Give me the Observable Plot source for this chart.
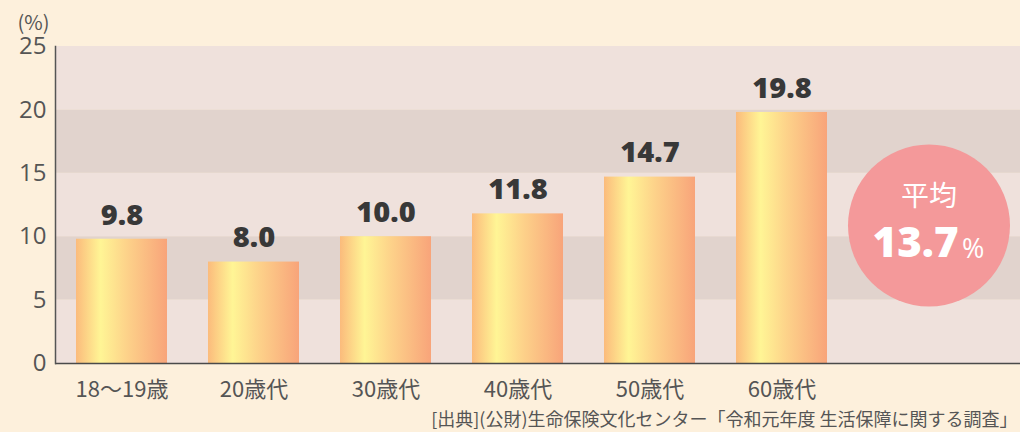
<!DOCTYPE html>
<html><head><meta charset="utf-8">
<script src="https://cdn.jsdelivr.net/npm/d3@7"></script>
<script src="https://cdn.jsdelivr.net/npm/@observablehq/plot@0.6"></script>
<style>
html,body{margin:0;padding:0;background:#fdf0dc;}
#chart svg{display:block;}
</style></head><body><div id="chart"></div>
<script>
const categories = ["18～19歳","20歳代","30歳代","40歳代","50歳代","60歳代"];
const values = [9.8, 8.0, 10.0, 11.8, 14.7, 19.8];
const yTicks = [0, 5, 10, 15, 20, 25];
const unitLabel = "(%)";
const averageLabel = "平均";
const averageValue = "13.7";
const averageUnit = "%";
const sourceText = "[出典](公財)生命保険文化センター「令和元年度 生活保障に関する調査」";
const avgKey = "__avg__";

const data = categories.map((c, i) => ({category: c, value: values[i]}));
const bands = yTicks.slice(0, -1).map((t, i) => ({y1: t, y2: yTicks[i + 1], shade: i % 2}));

const jp = "'Noto Sans CJK JP', 'Noto Sans', sans-serif";
const num = "'Open Sans', 'Noto Sans', sans-serif";

const chart = Plot.plot({
  width: 1020, height: 432,
  marginLeft: 55, marginRight: 0, marginTop: 46, marginBottom: 69,
  style: {background: "transparent", fontFamily: jp, overflow: "visible"},
  x: {domain: [...categories, avgKey], range: [35, 1000], padding: 0.3106, axis: null, label: null},
  y: {domain: [0, 25], axis: null, label: null},
  marks: [
    Plot.rect(bands, {y1: "y1", y2: "y2", fill: d => d.shade ? "#e1d3cd" : "#efe1dc"}),
    Plot.barY(data, {x: "category", y: "value", fill: "url(#barGrad)"}),
    Plot.ruleY([0], {stroke: "#4a4a4a", strokeWidth: 1.5}),
    Plot.frame({anchor: "left", stroke: "#555", strokeWidth: 1.5}),
    // y tick labels
    Plot.text(yTicks, {y: d => d, text: d => String(d), frameAnchor: "left", dx: -9,
      textAnchor: "end", fontSize: 24, fill: "#555", fontFamily: num}),
    // x tick labels
    Plot.text(categories, {x: d => d, text: d => d, frameAnchor: "bottom", dy: 33,
      fontSize: 22, fill: "#555"}),
    Plot.text(data, {x: "category", y: "value", text: d => d.value.toFixed(1), dy: -24,
      fontSize: 29, fontWeight: 800, fill: "#383838", fontFamily: num}),
    Plot.text([unitLabel], {frameAnchor: "top-left", text: d => d, dx: -22, dy: -31,
      fontSize: 20, fill: "#555", textAnchor: "middle"}),
    Plot.dot([averageValue], {x: () => avgKey, r: 81, dx: 15, dy: 20.5, fill: "#f4999a", stroke: "none"}),
    Plot.text([averageLabel], {x: () => avgKey, text: d => d, dx: 15, dy: -8,
      fontSize: 28, fill: "#fff"}),
    Plot.text([averageValue], {x: () => avgKey, text: d => d, dx: 44.5, dy: 39,
      fontSize: 42, fontWeight: 800, fill: "#fff", textAnchor: "end", fontFamily: num}),
    Plot.text([averageUnit], {x: () => avgKey, text: d => d, dx: 48, dy: 44,
      fontSize: 27, fill: "#fff", textAnchor: "start", fontFamily: num}),
    Plot.text([sourceText], {frameAnchor: "bottom-right", text: d => d, dx: -3, dy: 62,
      fontSize: 18, fill: "#555", textAnchor: "end"})
  ]
});

const defs = d3.select(chart).insert("defs", ":first-child");
const g = defs.append("linearGradient").attr("id", "barGrad")
  .attr("x1", 0).attr("x2", 1).attr("y1", 0).attr("y2", 0);
[[0, "#fbbb7c"], [0.27, "#fff595"], [0.55, "#fdd38a"], [1, "#f8a47a"]]
  .forEach(([o, c]) => g.append("stop").attr("offset", o).attr("stop-color", c));

document.getElementById("chart").append(chart);
</script></body></html>
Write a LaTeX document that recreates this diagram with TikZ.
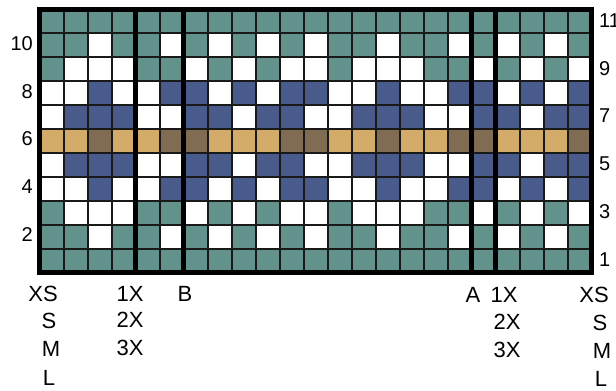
\documentclass[tikz,border=0pt]{standalone}
\usepackage{fontspec}
\setmainfont{Liberation Sans}
\definecolor{cG}{HTML}{63918B}
\definecolor{cW}{HTML}{FFFFFF}
\definecolor{cN}{HTML}{485B8A}
\definecolor{cT}{HTML}{D4AC6A}
\definecolor{cB}{HTML}{806C52}
\def\gx{39.5}
\def\gy{9.5}
\def\cw{24}
\def\ch{23.9}
\newcommand\chartrow[2]{%
  \foreach \c [count=\i] in {#2} {%
    \fill[fill=c\c] ({\gx+(\i-1)*\cw},{\gy+(11-#1)*\ch}) rectangle ++(\cw,\ch);}}
\tikzset{
  lbl/.style={font=\fontsize{20}{24}\selectfont, inner sep=0pt, text=black},
  blbl/.style={font=\fontsize{22}{26}\selectfont, inner sep=0pt, text=black, anchor=base},
  thinline/.style={line width=2pt, draw=black!90},
  thickline/.style={line width=5pt, draw=black},
}
\begin{document}
\begin{tikzpicture}[x=1pt,y=-1pt]
\useasboundingbox (0,0) rectangle (616,391);
\fill[white] (0,0) rectangle (616,391);
\chartrow{11}{G,G,G,G,G,G,G,G,G,G,G,G,G,G,G,G,G,G,G,G,G,G,G}
\chartrow{10}{G,G,W,G,G,W,G,W,G,W,G,W,G,G,W,G,G,W,G,W,G,W,G}
\chartrow{9}{G,W,W,W,G,G,W,G,W,G,W,W,G,W,W,W,G,G,W,G,W,G,W}
\chartrow{8}{W,W,N,W,W,N,N,W,N,W,N,N,W,W,N,W,W,N,N,W,N,W,N}
\chartrow{7}{W,N,N,N,W,W,N,N,W,N,N,W,W,N,N,N,W,W,N,N,W,N,N}
\chartrow{6}{T,T,B,T,T,B,B,T,T,T,B,B,T,T,B,T,T,B,B,T,T,T,B}
\chartrow{5}{W,N,N,N,W,W,N,N,W,N,N,W,W,N,N,N,W,W,N,N,W,N,N}
\chartrow{4}{W,W,N,W,W,N,N,W,N,W,N,N,W,W,N,W,W,N,N,W,N,W,N}
\chartrow{3}{G,W,W,W,G,G,W,G,W,G,W,W,G,W,W,W,G,G,W,G,W,G,W}
\chartrow{2}{G,G,W,G,G,W,G,W,G,W,G,W,G,G,W,G,G,W,G,W,G,W,G}
\chartrow{1}{G,G,G,G,G,G,G,G,G,G,G,G,G,G,G,G,G,G,G,G,G,G,G}
% thin grid lines
\foreach \k in {1,...,22}
  \draw[thinline] ({\gx+\k*\cw},\gy) -- ({\gx+\k*\cw},{\gy+11*\ch});
\foreach \k in {1,...,10}
  \draw[thinline] (\gx,{\gy+\k*\ch}) -- ({\gx+23*\cw},{\gy+\k*\ch});
% thick section lines
\foreach \k in {4,6,18,19}
  \draw[thickline] ({\gx+\k*\cw},\gy) -- ({\gx+\k*\cw},{\gy+11*\ch});
\draw[thickline] (\gx,\gy) rectangle ({\gx+23*\cw},{\gy+11*\ch});
% row numbers
\foreach \r in {10,8,6,4,2}
  \node[lbl, anchor=east] (l\r) at (33,{\gy+(11.5-\r)*\ch-2}) {\r};
\foreach \r in {11,9,7,5,3,1}
  \node[lbl, anchor=west] (r\r) at (599,{\gy+(11.5-\r)*\ch-1}) {\r};
% bottom labels, left
\node[blbl] (lxs) at (43,301) {XS};
\node[blbl] (ls) at (49,328) {S};
\node[blbl] (lm) at (51,356) {M};
\node[blbl] (ll) at (49,385) {L};
\node[blbl] (l1x) at (130,301) {1X};
\node[blbl] (l2x) at (130,327) {2X};
\node[blbl] (l3x) at (130,355) {3X};
\node[blbl] (b) at (185,301) {B};
% bottom labels, right
\node[blbl] (a) at (473,302) {A};
\node[blbl] (r1x) at (504,302) {1X};
\node[blbl] (r2x) at (507,329) {2X};
\node[blbl] (r3x) at (507,357) {3X};
\node[blbl] (rxs) at (594,302) {XS};
\node[blbl] (rs) at (600,330) {S};
\node[blbl] (rm) at (602,358) {M};
\node[blbl] (rl) at (601,386) {L};
\end{tikzpicture}
\end{document}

■ Task to carry out
Return every line of the preceding records in which the word "this" appears.

■ Exercise result
Give me the Observable Plot source for this chart.
Write a LaTeX document that recreates this diagram with TikZ.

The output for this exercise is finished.